My objective is simply to impute missing data using the following prebuilt function from sci-kit learn. This would be an alternative to the imputation via mean, mode, or median. I have had positive results using this:
https://machinelearningmastery.com/knn-imputation-for-missing-values-in-machine-learning/
So here is what I can do in Jupyter:
- Load data frame from a CSV(using the Titanic dataset)
- run a function that essentially gives me the variants of odd neighbors that then are collected in a pandas data frame and then we get the average of the Root Mean Squared Error. That is a float. We then round it up to the nearest whole number. We use that number as our best choice for the nearest neighbor and proceed to impute.
- once imputed the nans are changed and we can merge back with the rest of the dataset that would have all the nonnumerical categorical data.
What I have gotten done in Alteryx:
- Modified the script to change the data frame loading to the incoming data from Alteryx
- Changed the data types and field selection
- created the final data frame and written it to the output
So far no cigar. It seems that it does not essentially run the notebook every time I run the notebook which I am not sure of. I guess my desire is to ultimately make this into something that could be used the same way as the impute tool. I have included the jupyter notebook and the workflow.
Any help would be appreciated in getting this to work.

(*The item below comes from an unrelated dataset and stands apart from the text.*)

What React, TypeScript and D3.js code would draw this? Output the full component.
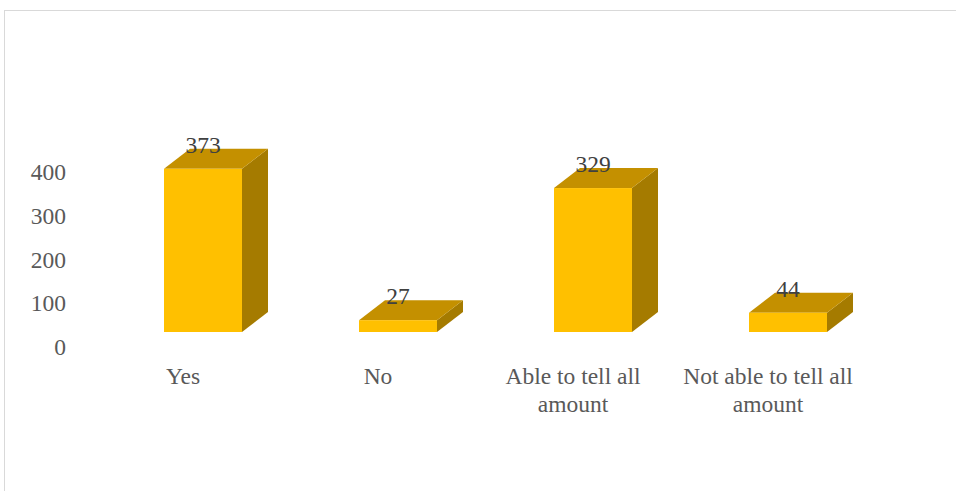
import React from "react";
import * as d3 from "d3";

const categories: string[][] = [["Yes"], ["No"], ["Able to tell all", "amount"], ["Not able to tell all", "amount"]];
const categoryKeys = ["Yes", "No", "Able", "NotAble"];
const values = [373, 27, 329, 44];
const yTicks = [0, 100, 200, 300, 400];

const W = 956;
const H = 491;
const DX = 26;
const DY = 20;

export default function App() {
  const x = d3.scaleBand<string>().domain(categoryKeys).range([105.5, 885.5]).paddingInner(0.6).paddingOuter(0.3);
  const y = d3.scaleLinear().domain([0, 400]).range([332, 157]);
  const bw = x.bandwidth();
  const font = "Liberation Serif, Times New Roman, DejaVu Serif, serif";
  const fs = 23.5;
  return (
    <svg width={W} height={H} style={{ position: "absolute", left: 0, top: 0 }}>
      <rect x={0} y={0} width={W} height={H} fill="#fff" />
      <rect x={4.5} y={10.5} width={1200} height={1200} fill="none" stroke="#d9d9d9" strokeWidth={1} />
      {yTicks.map((t) => (
        <text key={t} x={66} y={y(t) + 15} textAnchor="end" dominantBaseline="central" style={{ fontFamily: font }} fontSize={fs} fill="#595959">
          {t}
        </text>
      ))}
      {values.map((v, i) => {
        const x0 = x(categoryKeys[i])!;
        const x1 = x0 + bw;
        const yt = y(v);
        const yb = y(0);
        const top = `M${x0},${yt} L${x0 + DX},${yt - DY} L${x1 + DX},${yt - DY} L${x1},${yt} Z`;
        const side = `M${x1},${yt} L${x1 + DX},${yt - DY} L${x1 + DX},${yb - DY} L${x1},${yb} Z`;
        return (
          <g key={i}>
            <path d={side} fill="#a57b00" />
            <path d={top} fill="#c49000" />
            <rect x={x0} y={yt} width={bw} height={yb - yt} fill="#ffc000" />
            <text x={x0 + bw / 2} y={yt - DY + 4} textAnchor="middle" style={{ fontFamily: font }} fontSize={fs} fill="#404040">
              {v}
            </text>
          </g>
        );
      })}
      {categories.map((lines, i) => {
        const cx = x(categoryKeys[i])! + bw / 2 - 20;
        return (
          <text key={i} x={cx} textAnchor="middle" style={{ fontFamily: font }} fontSize={fs} fill="#595959">
            {lines.map((l, j) => (
              <tspan key={j} x={cx} y={384 + j * 28}>
                {l}
              </tspan>
            ))}
          </text>
        );
      })}
    </svg>
  );
}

As the alternative is to just not use Alteryx for data prep or to pre-rinse the data with python before loading both which seem to defeat the spirit of a one-source solution. Am I going about this wrong? Should I be trying to build this out in the python sdk?
**also why does the alteryx notebook keep not saving the library addition to the code. Maybe I am missing something but it seems like it does not save changes.
if you have issues with the code you might need to add the following line to the imports.
from ayx import Alteryx